27. A targeted DNA replication or mutagenesis system comprising:
1) a target dsDNA comprising a DNA nickase initiation sequence;
2) a DNA nickase, or a host cell comprising the DNA nickase; and
3) a recombinant polypeptide of claim 1;
wherein the DNA nickase is capable of nicking the dsDNA or the target vector at the initiation sequence and the recombinant polypeptide is capable of replicating or mutagenizing the nicked dsDNA.
28. A kit comprising:
1) a target vector comprising a DNA nickase initiation sequence;
2) a host cell comprising a DNA nickase (e.g., CisA);
3) a helper vector according to claim 16;
4) packaging materials; and
instructions for inserting a target DNA sequence into the target vector downstream of the DNA nickase initiation sequence; and contacting the host cell with the helper vector and the target vector comprising the target DNA sequence under conditions suitable for the vectors to enter the host cell and mutagenize the target vector.
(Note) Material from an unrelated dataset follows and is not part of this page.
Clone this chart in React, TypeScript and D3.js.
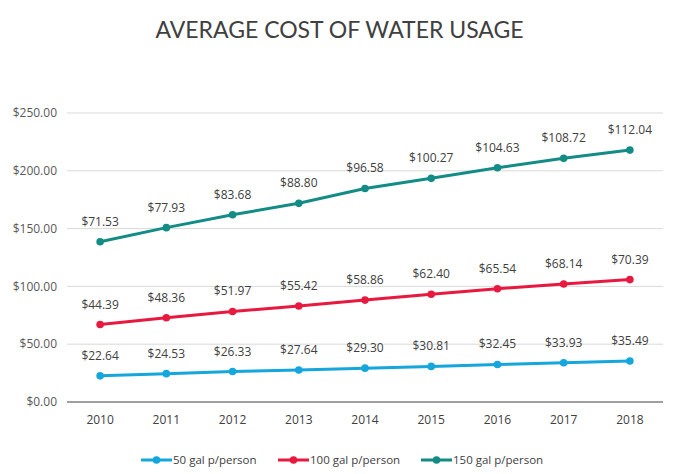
import { useEffect, useRef } from 'react'
import * as d3 from 'd3'

const YEARS = ['2010', '2011', '2012', '2013', '2014', '2015', '2016', '2017', '2018']
const GAL50 = [22.64, 24.53, 26.33, 27.64, 29.3, 30.81, 32.45, 33.93, 35.49]
const GAL100 = [44.39, 48.36, 51.97, 55.42, 58.86, 62.4, 65.54, 68.14, 70.39]
const GAL150 = [71.53, 77.93, 83.68, 88.8, 96.58, 100.27, 104.63, 108.72, 112.04]
const SERIES_NAMES = ['50 gal p/person', '100 gal p/person', '150 gal p/person']
const Y_TICKS = [0, 50, 100, 150, 200, 250]
const COLORS = ['#16a6de', '#e8193f', '#138c86']

const W = 679
const H = 474
const MARGIN = { top: 113, right: 16, bottom: 72, left: 67 }
const FONT = '"Open Sans", "Noto Sans", sans-serif'

export default function App() {
  const svgRef = useRef<SVGSVGElement>(null)

  useEffect(() => {
    const svg = d3.select(svgRef.current)
    svg.selectAll('*').remove()

    const innerW = W - MARGIN.left - MARGIN.right
    const innerH = H - MARGIN.top - MARGIN.bottom

    // lines are stacked: each series sits on top of the ones below
    const rows = YEARS.map((y, i) => ({ year: y, a: GAL50[i], b: GAL100[i], c: GAL150[i] }))
    const stacked = d3.stack<any>().keys(['a', 'b', 'c'])(rows)

    const x = d3.scaleBand().domain(YEARS).range([0, innerW])
    const y = d3.scaleLinear().domain([0, 250]).range([innerH, 0])
    const cx = (yr: string) => x(yr)! + x.bandwidth() / 2

    // title
    svg.append('text')
      .attr('x', W / 2).attr('y', 38)
      .attr('text-anchor', 'middle')
      .attr('font-family', '"Lato", "Open Sans", sans-serif')
      .attr('font-size', 23).attr('fill', '#404040')
      .text('AVERAGE COST OF WATER USAGE')

    const g = svg.append('g').attr('transform', `translate(${MARGIN.left},${MARGIN.top})`)

    // grid + y labels
    Y_TICKS.forEach(t => {
      g.append('line')
        .attr('x1', 0).attr('x2', innerW)
        .attr('y1', y(t)).attr('y2', y(t))
        .attr('stroke', t === 0 ? '#404040' : '#d9d9d9').attr('stroke-width', 1)
      g.append('text')
        .attr('x', -10).attr('y', y(t)).attr('dy', '0.35em')
        .attr('text-anchor', 'end')
        .attr('font-family', FONT).attr('font-size', 12).attr('fill', '#595959')
        .text(`$${t.toFixed(2)}`)
    })

    YEARS.forEach(yr => {
      g.append('text')
        .attr('x', cx(yr)).attr('y', innerH + 22)
        .attr('text-anchor', 'middle')
        .attr('font-family', FONT).attr('font-size', 12).attr('fill', '#404040')
        .text(yr)
    })

    const line = d3.line<any>()
      .x(d => cx(d.data.year))
      .y(d => y(d[1]))

    const raw = [GAL50, GAL100, GAL150]
    stacked.forEach((s, si) => {
      g.append('path')
        .datum(s)
        .attr('d', line)
        .attr('fill', 'none')
        .attr('stroke', COLORS[si]).attr('stroke-width', 3)
      s.forEach((d: any, i: number) => {
        g.append('circle')
          .attr('cx', cx(d.data.year)).attr('cy', y(d[1]))
          .attr('r', 3.8).attr('fill', COLORS[si])
        g.append('text')
          .attr('x', cx(d.data.year)).attr('y', y(d[1]) - 16)
          .attr('text-anchor', 'middle')
          .attr('font-family', FONT).attr('font-size', 12).attr('fill', '#404040')
          .text(`$${raw[si][i].toFixed(2)}`)
      })
    })

    // legend
    const legendX = [141, 278, 421]
    SERIES_NAMES.forEach((name, i) => {
      const lg = svg.append('g').attr('transform', `translate(${legendX[i]},460)`)
      lg.append('line').attr('x1', 0).attr('x2', 31)
        .attr('stroke', COLORS[i]).attr('stroke-width', 3)
      lg.append('circle').attr('cx', 15.5).attr('r', 3.8).attr('fill', COLORS[i])
      lg.append('text')
        .attr('x', 32).attr('dy', '0.35em')
        .attr('font-family', FONT).attr('font-size', 11.5).attr('fill', '#404040')
        .text(name)
    })
  }, [])

  return (
    <svg ref={svgRef} width={W} height={H}
      style={{ position: 'absolute', left: 0, top: 0, background: '#fff' }} />
  )
}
29. A method comprising contacting a cell with the nucleic acid of claim 12.
30. (canceled)
31. (canceled)
32. The method of claim 29, further comprising contacting the cell with a target dsDNA, wherein the target dsDNA comprises a corresponding DNA nickase initiation sequence operably linked upstream of a target DNA sequence, and optionally, a DNA nickase termination sequence operably linked downstream of the target DNA sequence.
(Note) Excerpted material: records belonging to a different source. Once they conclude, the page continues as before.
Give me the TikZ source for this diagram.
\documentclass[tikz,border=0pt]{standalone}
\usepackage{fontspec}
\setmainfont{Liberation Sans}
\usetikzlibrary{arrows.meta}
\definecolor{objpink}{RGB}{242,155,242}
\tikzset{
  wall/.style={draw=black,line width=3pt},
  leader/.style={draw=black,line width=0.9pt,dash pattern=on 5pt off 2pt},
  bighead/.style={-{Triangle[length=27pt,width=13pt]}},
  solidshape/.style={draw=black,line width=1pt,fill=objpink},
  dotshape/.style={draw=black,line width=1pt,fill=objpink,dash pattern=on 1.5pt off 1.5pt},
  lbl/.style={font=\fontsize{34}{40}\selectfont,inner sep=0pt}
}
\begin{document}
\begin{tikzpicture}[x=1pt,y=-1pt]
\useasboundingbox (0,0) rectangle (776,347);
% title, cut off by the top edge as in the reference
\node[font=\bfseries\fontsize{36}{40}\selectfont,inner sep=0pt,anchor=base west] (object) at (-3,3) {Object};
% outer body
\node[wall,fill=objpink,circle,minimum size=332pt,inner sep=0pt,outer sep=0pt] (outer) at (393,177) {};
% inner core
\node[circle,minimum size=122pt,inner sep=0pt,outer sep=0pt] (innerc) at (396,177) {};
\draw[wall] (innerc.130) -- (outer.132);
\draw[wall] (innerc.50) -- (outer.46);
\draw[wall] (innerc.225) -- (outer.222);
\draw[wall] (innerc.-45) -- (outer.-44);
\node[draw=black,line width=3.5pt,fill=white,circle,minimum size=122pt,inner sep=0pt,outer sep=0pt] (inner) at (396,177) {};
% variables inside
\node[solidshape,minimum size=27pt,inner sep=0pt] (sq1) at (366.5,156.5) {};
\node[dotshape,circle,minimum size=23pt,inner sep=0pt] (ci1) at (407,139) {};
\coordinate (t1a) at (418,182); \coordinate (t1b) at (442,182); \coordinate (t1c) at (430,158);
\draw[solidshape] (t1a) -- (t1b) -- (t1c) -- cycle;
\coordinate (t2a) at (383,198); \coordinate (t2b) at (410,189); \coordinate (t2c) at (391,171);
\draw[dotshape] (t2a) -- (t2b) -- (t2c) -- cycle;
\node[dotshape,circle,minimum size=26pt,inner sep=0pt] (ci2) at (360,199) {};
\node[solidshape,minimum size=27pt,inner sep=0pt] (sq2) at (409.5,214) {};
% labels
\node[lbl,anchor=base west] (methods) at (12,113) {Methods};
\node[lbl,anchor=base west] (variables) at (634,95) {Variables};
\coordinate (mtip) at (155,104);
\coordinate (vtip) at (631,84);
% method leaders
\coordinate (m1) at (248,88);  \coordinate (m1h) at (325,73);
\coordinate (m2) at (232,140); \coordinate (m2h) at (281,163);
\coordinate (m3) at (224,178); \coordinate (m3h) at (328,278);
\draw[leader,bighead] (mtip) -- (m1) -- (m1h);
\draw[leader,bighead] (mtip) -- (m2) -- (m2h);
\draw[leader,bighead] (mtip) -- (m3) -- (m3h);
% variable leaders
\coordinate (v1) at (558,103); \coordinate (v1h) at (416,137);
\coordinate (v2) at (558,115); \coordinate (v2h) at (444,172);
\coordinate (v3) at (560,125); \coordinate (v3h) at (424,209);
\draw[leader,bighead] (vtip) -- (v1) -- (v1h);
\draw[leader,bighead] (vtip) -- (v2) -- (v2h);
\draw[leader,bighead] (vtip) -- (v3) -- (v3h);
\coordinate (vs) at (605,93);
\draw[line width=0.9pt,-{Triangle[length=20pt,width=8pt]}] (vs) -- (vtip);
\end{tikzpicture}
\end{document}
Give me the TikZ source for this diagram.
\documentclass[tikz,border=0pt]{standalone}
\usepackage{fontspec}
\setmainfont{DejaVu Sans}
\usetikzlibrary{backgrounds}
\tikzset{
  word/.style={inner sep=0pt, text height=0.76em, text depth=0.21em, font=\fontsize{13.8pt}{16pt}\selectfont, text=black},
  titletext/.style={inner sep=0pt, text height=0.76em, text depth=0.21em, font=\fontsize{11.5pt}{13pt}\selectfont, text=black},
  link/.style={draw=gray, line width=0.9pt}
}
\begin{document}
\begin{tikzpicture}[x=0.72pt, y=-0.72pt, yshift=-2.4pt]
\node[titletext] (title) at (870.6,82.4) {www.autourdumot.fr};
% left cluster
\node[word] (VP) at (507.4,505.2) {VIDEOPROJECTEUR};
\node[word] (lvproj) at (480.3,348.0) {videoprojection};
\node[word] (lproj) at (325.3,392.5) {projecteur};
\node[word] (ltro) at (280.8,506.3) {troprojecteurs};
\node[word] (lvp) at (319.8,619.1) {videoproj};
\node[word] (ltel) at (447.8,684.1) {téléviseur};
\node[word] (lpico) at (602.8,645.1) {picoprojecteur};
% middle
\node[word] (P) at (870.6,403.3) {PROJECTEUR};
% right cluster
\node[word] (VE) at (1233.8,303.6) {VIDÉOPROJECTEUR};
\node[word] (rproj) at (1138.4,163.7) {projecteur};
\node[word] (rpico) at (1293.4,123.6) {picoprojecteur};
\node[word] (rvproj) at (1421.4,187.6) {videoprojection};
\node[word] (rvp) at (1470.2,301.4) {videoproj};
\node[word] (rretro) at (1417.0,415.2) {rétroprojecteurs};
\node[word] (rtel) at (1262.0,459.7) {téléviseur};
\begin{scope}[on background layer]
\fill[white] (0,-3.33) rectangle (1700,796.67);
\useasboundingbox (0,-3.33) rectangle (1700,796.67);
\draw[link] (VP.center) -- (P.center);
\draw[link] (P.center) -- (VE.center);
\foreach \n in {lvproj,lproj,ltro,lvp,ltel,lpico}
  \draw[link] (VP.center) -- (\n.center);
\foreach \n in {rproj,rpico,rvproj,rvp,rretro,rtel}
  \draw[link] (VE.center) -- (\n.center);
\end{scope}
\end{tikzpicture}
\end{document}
33. A method of mutagenizing a target DNA sequence comprising introducing the target DNA sequence into a target dsDNA downstream of a DNA nickase initiation sequence, and assembling a DNA replisome complex as described in claim 17.
34. (canceled)
35. A method of mutagenizing a target DNA sequence in a cell comprising contacting the target DNA sequence with a recombinant polypeptide as described in claim 1, wherein the target DNA sequence is operably linked downstream of a DNA nickase initiation sequence; and wherein the cell expresses a corresponding DNA nickase; under conditions suitable for the DNA nickase to nick the initiation sequence and for the recombinant polypeptide to mutagenize the target DNA sequence.
36. (canceled)
37. (canceled)
38. (canceled)
39. A method of mutagenizing a target DNA sequence comprising contacting a host cell that expresses a DNA nickase with: 1) a target vector comprising a corresponding DNA nickase initiation sequence operably linked to the target DNA sequence; and 2) a helper vector as described in claim 16; under conditions suitable for the vectors to enter the host cell; for the DNA nickase to nick the initiation sequence; and for the recombinant polypeptide to mutagenize the target DNA sequence.
40. A T5 DNA polymerase comprising a I308V mutation, wherein the substitution and position are in reference to SEQ ID NO:1.
41. (canceled)
42. The T5 DNA polymerase according to claim 40, where in the T5 DNA polymerase comprises an amino acid sequence having at least about 80% sequence identity to SEQ ID NO:3, or 4.